A TDS reduction to more than 99% can be accomplished with a standard
AEDI skid. For the continuous rinsing of the AEDI module, conductive
process water can be used and recirculated, so that no additional
wastewater is generated.
The resulting effluent from the AEDI rinsing is a low TDS liquid/gas
mixture and the gas coming from the electrodes must be bled into the
atmosphere. The described process provides a yield of 100% for the
AEDI.
The energy requirement for the different AEDI modules is 0.8 to 1.6
kWh/1,000 gallons of high-purity water. This depends on various
process parameters such as process water quality, AEDI rinse feed
quality and temperature. The applied DC voltage is normally between
100 and 300V depending on the type of the modules. The modules are
connected electrically in parallel mode in order to keep the voltage
as low as possible, independent from the system capacity (gpm).
The quality of the water produced by AEDI depends on the process
water quality. The specific resistivity of the purified water from
process water with <12 ppm TDS quality or less than 20 S/cm at
nominal capacity is almost 18.2 megaohm-cm. The diluate quality is
only influenced at higher permeate conductivity.

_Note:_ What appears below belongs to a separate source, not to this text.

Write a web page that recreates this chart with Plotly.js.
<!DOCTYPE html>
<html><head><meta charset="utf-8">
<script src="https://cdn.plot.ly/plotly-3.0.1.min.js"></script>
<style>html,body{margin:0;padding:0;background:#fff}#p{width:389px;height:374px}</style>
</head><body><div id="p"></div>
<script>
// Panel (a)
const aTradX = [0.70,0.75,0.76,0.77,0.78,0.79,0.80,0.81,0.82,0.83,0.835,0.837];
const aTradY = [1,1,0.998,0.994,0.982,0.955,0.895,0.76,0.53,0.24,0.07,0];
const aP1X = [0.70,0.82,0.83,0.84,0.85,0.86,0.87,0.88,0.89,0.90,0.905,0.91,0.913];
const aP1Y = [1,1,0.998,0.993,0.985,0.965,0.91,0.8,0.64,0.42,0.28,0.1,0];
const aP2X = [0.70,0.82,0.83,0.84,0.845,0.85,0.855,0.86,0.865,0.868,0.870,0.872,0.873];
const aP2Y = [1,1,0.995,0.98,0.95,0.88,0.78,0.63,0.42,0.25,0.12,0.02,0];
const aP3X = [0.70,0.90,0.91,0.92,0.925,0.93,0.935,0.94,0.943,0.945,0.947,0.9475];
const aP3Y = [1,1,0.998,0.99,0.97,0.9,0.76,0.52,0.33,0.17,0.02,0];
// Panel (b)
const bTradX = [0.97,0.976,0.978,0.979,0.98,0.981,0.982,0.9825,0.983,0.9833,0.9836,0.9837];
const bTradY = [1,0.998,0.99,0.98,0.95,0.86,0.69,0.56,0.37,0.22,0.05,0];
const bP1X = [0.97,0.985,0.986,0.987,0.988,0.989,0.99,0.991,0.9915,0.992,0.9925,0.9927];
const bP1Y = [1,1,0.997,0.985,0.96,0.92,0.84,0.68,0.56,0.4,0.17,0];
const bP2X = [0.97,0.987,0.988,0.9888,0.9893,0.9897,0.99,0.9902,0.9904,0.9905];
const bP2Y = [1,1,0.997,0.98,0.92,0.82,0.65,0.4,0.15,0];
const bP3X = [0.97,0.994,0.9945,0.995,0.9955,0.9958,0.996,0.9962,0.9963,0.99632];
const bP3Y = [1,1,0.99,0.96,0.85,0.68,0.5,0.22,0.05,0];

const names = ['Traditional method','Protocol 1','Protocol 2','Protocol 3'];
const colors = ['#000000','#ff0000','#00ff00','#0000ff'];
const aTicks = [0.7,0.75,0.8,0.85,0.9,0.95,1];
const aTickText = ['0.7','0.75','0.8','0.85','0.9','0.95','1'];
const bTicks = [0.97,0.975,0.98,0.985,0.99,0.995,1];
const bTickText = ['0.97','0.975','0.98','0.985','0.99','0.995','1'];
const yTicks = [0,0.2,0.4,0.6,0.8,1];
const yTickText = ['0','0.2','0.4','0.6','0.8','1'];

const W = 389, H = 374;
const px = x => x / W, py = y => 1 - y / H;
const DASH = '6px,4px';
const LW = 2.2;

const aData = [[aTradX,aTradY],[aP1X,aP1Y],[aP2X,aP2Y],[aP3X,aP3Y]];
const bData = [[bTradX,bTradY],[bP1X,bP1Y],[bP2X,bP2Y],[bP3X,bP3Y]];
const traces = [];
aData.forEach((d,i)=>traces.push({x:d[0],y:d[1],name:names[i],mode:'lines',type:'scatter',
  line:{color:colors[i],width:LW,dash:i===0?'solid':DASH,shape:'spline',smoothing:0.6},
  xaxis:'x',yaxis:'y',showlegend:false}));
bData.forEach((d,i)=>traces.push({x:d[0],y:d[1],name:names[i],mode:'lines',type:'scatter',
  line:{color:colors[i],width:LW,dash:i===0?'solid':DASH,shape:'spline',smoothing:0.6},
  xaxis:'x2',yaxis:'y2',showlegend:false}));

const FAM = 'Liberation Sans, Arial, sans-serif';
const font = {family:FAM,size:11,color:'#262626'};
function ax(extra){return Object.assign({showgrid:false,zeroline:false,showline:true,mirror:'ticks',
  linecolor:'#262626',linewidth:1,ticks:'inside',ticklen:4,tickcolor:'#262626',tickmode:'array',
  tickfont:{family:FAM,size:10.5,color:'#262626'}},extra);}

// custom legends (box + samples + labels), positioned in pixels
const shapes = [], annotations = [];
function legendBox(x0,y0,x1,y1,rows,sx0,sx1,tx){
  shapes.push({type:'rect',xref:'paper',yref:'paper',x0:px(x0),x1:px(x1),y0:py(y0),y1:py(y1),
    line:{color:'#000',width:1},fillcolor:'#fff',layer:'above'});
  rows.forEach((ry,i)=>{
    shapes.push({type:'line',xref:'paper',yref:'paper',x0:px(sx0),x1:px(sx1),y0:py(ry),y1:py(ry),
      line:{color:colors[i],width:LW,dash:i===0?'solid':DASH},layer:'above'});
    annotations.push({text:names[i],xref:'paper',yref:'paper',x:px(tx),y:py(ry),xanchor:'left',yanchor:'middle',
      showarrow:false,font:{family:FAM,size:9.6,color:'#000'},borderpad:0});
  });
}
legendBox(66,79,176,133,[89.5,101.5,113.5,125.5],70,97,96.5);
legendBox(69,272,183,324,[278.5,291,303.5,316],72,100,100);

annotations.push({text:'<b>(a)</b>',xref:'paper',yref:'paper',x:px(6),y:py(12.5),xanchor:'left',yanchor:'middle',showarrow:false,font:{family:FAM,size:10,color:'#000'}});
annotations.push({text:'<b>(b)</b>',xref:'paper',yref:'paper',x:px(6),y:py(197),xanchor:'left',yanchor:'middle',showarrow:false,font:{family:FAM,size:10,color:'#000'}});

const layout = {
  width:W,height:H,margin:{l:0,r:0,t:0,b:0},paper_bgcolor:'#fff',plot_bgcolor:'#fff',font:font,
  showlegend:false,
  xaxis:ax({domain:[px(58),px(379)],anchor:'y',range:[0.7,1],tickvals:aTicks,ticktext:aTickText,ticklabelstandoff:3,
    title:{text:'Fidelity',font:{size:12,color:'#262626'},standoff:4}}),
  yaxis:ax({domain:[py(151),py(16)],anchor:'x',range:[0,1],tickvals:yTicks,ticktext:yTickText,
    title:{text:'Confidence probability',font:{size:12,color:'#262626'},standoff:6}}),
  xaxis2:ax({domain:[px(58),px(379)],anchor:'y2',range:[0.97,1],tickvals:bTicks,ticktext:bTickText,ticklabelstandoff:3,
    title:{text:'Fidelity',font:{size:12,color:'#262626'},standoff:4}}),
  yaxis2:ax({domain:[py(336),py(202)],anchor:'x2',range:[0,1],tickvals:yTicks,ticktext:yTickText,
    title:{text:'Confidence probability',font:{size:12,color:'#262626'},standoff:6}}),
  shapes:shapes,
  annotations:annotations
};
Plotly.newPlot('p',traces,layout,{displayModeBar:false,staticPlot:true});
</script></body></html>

DETAILED PROCESS DESCRIPTION
There are two distinct operating areas for AEDI devices: enhanced
transfer and electro-regeneration.
In the enhanced transfer area, the resins within the device remain
in the salt forms. In this area, the transport mechanism is ion
exchange on the resin surfaces.
The second operating area for AEDI devices is known as the
electro-regeneration area. This area is characterized by the
continuous regeneration of resins by electrically induced
water-splitting reactions. The resins are “regenerated” to their
hydrogen and hydroxide forms and this allows AEDI devices to
transport compounds that ionize at pH values different from that of
the water to be purified.
The AEDI devices operating in the electro-regeneration area can
remove weakly ionized compounds by internally creating conditions
favorable to ionization reactions. For AEDI mixed-bed devices, the
primary objective of operating in the electro-regeneration area is
to remove weakly ionized compounds, such as carbonic and silicic
acids, and to remove weakly ionized organic compounds. In the
electro-regeneration area, the resins in the ion depleting
compartments remain conductive either because they are in the
regenerated ionic forms, or because the solutes entering them that
are relatively nonconductive in the water become conductive under
the pH conditions within the resin beads.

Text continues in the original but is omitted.